-- BEGIN --
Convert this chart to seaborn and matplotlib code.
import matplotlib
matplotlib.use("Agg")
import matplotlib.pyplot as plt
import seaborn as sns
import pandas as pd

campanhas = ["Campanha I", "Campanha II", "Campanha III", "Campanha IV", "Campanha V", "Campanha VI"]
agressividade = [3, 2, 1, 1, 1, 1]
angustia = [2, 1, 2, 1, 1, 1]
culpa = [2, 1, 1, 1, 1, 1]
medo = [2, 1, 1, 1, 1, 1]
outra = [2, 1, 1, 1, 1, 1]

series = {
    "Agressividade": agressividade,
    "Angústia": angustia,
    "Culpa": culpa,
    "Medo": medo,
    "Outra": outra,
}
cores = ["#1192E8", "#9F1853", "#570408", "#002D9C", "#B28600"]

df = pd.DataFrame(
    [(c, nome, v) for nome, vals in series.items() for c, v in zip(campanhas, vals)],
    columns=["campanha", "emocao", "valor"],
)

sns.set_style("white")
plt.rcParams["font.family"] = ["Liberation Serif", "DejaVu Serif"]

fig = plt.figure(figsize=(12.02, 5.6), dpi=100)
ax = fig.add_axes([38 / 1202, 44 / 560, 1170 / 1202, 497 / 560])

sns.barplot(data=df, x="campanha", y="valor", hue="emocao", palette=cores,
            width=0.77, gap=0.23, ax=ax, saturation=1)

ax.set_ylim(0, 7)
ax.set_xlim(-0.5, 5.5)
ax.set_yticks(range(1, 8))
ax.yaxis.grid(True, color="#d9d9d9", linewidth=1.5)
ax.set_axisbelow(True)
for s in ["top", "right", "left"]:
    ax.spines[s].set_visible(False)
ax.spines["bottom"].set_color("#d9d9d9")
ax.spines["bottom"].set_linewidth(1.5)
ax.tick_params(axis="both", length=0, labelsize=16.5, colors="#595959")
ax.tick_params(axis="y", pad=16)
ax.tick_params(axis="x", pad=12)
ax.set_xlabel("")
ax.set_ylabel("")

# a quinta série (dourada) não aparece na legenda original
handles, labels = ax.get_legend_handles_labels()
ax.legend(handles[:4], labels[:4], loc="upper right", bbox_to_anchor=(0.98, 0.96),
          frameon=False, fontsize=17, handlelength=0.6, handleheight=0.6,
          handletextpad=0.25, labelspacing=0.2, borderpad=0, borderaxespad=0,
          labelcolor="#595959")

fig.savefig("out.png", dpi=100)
-- END --
TASK BRIEF:
Filter the listing above for the string "matplotlib" and copy every matching line.

RESPONSE TO THE TASK:
Convert this chart to seaborn and matplotlib code.
import matplotlib
matplotlib.use("Agg")
import matplotlib.pyplot as plt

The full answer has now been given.